- Source data:
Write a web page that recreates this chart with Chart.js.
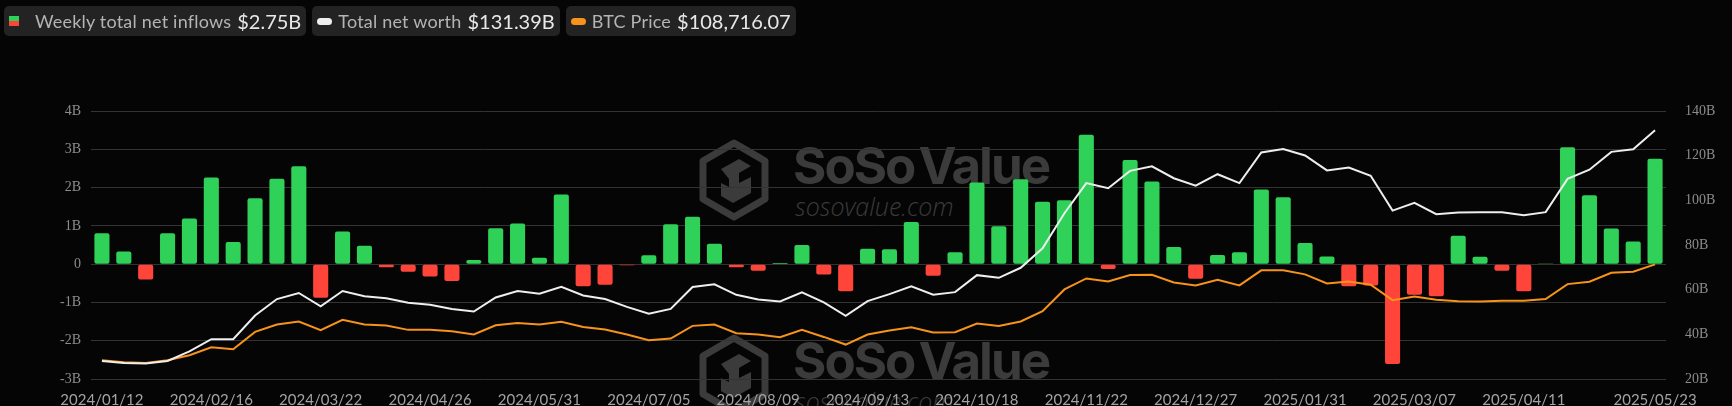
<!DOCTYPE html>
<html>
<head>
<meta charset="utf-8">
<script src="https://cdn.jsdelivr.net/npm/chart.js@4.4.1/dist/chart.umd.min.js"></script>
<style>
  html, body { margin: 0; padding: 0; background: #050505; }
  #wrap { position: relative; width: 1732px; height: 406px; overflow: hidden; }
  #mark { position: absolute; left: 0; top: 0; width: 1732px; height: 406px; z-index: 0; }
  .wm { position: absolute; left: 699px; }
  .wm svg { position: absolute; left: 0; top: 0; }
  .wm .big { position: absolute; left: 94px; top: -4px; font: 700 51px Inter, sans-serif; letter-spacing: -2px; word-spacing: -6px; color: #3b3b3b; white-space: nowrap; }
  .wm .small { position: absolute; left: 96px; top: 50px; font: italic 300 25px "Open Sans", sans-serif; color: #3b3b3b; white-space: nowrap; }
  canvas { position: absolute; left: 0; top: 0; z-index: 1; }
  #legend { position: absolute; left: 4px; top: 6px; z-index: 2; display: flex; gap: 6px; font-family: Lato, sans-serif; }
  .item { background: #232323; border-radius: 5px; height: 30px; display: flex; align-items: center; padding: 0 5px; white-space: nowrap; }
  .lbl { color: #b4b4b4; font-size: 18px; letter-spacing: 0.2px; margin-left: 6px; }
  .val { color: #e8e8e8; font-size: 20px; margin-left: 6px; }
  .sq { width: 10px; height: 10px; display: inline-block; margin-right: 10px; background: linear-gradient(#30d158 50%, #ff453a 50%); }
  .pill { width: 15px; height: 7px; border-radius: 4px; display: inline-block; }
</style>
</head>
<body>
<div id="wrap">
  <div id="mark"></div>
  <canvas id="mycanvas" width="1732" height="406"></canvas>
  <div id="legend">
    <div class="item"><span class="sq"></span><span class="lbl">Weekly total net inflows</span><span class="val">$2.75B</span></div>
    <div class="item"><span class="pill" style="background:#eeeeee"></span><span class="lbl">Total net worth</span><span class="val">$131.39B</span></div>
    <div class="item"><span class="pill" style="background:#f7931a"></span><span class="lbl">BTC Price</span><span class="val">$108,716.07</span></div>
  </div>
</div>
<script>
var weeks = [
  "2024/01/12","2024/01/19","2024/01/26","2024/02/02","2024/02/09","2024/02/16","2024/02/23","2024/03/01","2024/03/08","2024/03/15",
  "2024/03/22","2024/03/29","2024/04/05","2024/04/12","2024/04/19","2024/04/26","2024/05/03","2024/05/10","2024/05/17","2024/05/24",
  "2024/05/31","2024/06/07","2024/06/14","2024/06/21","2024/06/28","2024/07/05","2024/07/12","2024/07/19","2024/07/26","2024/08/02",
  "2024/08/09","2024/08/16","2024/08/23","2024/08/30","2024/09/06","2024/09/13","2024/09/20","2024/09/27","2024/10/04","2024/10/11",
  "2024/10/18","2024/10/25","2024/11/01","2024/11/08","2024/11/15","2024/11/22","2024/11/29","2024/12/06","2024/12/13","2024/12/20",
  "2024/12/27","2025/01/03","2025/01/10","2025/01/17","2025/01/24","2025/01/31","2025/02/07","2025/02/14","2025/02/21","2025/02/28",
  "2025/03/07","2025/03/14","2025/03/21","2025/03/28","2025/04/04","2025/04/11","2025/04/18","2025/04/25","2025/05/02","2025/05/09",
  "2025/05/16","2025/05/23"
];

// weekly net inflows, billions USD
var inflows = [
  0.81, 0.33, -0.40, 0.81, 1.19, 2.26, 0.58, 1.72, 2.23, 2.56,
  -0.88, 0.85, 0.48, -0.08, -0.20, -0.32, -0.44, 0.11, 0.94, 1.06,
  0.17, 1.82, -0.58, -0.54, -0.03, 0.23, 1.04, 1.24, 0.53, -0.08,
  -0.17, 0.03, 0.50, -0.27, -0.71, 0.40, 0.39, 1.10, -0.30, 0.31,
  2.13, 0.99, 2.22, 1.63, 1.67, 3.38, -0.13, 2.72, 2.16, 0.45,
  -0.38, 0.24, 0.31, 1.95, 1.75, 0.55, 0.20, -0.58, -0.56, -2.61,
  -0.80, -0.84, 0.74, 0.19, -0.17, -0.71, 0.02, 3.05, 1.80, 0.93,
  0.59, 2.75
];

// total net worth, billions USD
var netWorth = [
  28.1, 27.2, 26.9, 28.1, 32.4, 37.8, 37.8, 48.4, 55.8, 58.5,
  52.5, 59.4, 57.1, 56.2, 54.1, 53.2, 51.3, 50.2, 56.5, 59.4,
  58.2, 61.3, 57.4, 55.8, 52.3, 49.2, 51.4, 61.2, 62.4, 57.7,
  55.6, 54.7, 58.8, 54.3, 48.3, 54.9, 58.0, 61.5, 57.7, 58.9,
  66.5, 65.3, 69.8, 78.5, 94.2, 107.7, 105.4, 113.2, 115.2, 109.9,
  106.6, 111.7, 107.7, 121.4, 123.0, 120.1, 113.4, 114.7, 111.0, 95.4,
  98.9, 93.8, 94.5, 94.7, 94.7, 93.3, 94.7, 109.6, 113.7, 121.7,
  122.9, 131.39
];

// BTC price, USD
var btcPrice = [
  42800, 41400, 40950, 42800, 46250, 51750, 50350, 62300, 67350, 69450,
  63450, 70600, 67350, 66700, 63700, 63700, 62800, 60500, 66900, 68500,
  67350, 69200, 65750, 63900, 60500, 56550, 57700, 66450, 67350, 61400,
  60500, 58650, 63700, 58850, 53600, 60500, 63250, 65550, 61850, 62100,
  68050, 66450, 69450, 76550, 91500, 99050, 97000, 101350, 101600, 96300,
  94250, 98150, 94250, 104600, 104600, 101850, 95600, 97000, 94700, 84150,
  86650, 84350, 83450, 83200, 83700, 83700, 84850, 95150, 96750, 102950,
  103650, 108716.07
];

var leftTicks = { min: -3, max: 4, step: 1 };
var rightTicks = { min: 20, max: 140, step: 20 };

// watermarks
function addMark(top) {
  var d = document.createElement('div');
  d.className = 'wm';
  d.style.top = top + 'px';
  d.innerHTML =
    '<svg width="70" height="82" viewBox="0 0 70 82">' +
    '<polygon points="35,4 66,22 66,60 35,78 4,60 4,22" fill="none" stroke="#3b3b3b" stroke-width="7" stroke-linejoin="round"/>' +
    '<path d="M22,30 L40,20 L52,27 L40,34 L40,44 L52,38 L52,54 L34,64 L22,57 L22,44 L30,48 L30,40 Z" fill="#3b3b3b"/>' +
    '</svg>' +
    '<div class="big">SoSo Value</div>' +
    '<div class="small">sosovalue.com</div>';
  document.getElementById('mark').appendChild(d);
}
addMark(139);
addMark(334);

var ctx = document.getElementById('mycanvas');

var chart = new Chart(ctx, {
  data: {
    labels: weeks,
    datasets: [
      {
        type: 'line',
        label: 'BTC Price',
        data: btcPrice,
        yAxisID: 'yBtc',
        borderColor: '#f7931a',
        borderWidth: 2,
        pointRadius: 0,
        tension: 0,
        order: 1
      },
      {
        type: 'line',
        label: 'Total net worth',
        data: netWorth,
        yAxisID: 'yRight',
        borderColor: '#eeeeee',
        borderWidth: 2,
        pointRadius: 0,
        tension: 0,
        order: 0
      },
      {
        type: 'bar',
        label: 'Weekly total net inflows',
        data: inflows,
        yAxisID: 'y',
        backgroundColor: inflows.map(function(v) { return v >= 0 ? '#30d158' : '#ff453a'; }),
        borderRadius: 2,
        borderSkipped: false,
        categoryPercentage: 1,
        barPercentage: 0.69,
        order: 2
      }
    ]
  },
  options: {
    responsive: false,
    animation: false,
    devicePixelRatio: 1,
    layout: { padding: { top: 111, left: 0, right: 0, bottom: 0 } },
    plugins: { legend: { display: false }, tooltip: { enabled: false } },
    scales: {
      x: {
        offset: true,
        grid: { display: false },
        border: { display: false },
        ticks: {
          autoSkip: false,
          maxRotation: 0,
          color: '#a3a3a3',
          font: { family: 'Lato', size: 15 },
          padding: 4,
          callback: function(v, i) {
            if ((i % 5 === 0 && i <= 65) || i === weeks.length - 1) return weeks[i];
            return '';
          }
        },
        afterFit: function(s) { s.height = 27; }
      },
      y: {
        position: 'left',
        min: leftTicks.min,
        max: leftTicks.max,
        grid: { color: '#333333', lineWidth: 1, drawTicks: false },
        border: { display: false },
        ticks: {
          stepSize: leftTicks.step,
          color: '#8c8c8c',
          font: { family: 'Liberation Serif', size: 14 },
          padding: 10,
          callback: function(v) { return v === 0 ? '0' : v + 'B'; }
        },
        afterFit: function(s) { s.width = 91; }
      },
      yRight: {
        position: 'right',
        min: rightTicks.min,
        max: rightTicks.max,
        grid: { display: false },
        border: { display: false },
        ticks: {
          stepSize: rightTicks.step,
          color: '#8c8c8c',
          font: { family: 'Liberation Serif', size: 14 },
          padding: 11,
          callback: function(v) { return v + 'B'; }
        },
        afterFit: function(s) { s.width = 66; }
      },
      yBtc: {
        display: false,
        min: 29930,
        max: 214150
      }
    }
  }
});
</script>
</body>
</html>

- What to work on: Return each line with "chart".

- Written reply:
Write a web page that recreates this chart with Chart.js.
<script src="https://cdn.jsdelivr.net/npm/chart.js@4.4.1/dist/chart.umd.min.js"></script>
var chart = new Chart(ctx, {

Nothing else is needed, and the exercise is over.